Bilton: Ethically you can't do anything with it. Do you want it?

Laporte: No! Who would want it?

The Times is notoriously ruthless about enforcing its rigid ethics policy, going so far as to fire Critical Shopper columnist Mike Albo after he attended an unrelated junket sponsored by JetBlue and Thrillist. (The episode forms the basis of Albo’s play The Junket, now on stage at Dixon Place in New York City.) And Albo was just a freelancer, not a staff reporter.

Albo was fired for accepting things of value for himself. And the Times’ ethics policy says reporters “may not accept gifts, tickets, discounts, reimbursements or other inducements from any individuals or organizations covered by the Times.” Bilton—assuming he wasn't embellishing for a joke at Blackberry's expense—seems to believe that “regifting a garbage phone to your sister” is ethically distinct from “accepting” such a gift for oneself. And he’s right. But the policy itself seems to make clear that sharing the wealth with your loved ones isn’t a sanctioned option: “Gifts should be returned with a polite explanation.”

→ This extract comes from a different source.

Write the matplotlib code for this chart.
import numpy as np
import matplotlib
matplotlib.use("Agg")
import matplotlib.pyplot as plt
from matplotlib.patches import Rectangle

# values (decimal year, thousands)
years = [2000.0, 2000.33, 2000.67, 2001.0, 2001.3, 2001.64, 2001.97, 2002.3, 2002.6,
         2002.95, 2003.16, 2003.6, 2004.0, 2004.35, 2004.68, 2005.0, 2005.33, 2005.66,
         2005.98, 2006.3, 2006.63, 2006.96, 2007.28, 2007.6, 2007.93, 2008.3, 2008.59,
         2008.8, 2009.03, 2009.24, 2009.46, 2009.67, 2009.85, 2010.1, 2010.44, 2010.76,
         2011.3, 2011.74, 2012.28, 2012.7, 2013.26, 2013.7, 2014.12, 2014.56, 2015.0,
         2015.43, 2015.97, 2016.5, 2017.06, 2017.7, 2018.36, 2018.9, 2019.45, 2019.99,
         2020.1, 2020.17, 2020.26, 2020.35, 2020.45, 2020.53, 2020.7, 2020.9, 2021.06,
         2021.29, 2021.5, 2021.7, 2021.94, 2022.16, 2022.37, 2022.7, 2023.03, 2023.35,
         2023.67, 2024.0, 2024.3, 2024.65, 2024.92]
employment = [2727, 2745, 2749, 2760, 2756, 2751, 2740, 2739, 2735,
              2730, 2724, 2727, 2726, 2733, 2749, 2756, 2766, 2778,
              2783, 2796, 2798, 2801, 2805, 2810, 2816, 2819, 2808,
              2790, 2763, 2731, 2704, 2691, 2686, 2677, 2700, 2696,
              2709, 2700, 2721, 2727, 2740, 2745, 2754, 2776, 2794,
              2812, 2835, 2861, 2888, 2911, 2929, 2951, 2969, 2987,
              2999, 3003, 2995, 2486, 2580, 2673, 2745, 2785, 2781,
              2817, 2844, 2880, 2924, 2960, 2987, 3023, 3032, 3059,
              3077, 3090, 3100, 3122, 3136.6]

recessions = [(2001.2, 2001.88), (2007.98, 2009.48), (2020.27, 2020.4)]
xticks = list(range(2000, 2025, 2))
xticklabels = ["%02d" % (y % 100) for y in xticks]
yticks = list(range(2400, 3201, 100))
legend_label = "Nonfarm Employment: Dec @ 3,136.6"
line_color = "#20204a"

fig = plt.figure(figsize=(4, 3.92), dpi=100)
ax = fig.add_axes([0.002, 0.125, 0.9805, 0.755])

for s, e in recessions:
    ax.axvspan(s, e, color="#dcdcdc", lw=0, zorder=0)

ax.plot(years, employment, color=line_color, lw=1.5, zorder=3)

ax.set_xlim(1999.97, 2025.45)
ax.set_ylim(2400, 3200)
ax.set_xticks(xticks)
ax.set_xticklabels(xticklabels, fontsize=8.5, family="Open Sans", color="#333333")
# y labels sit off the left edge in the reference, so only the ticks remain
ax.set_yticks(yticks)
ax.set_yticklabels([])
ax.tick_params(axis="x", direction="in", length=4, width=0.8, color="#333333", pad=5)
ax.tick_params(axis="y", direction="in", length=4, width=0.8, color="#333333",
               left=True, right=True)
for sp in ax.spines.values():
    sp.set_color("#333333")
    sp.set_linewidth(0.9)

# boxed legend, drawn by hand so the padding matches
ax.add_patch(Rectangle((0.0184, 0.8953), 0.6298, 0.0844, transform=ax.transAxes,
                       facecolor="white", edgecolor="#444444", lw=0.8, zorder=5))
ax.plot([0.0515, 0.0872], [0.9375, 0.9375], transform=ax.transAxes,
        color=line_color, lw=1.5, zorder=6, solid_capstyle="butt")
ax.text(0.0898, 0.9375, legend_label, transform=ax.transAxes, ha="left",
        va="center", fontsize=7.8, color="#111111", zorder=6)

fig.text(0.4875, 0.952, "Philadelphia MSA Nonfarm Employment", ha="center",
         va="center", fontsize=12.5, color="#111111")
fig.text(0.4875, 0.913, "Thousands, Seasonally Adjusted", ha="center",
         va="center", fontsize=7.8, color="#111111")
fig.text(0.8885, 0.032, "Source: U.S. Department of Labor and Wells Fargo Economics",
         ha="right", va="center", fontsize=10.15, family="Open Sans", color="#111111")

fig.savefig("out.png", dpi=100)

It’s evident here that Bilton understands the wording but not the spirit of his employers’ ethical expectations. (“Ethically, you can’t do anything with it.”) And he didn’t actually consummate a transaction that the Times, to judge by its policy, would regard as ethically dubious—no one wanted the phone. But what if it were an iPhone, and his sister wanted it? Or a PlayStation? Would it be OK to slip that to a relative? A friend? Maybe in lieu of a Christmas gift? A Times spokesperson declined to answer that question. (Bilton wouldn’t comment for the record.)

In this instance, though, the Times policy may have an answer. It exempts “trinkets of nominal value, say, $25 or less, such as a mug or a cap with a company logo.” Which a Blackberry basically is.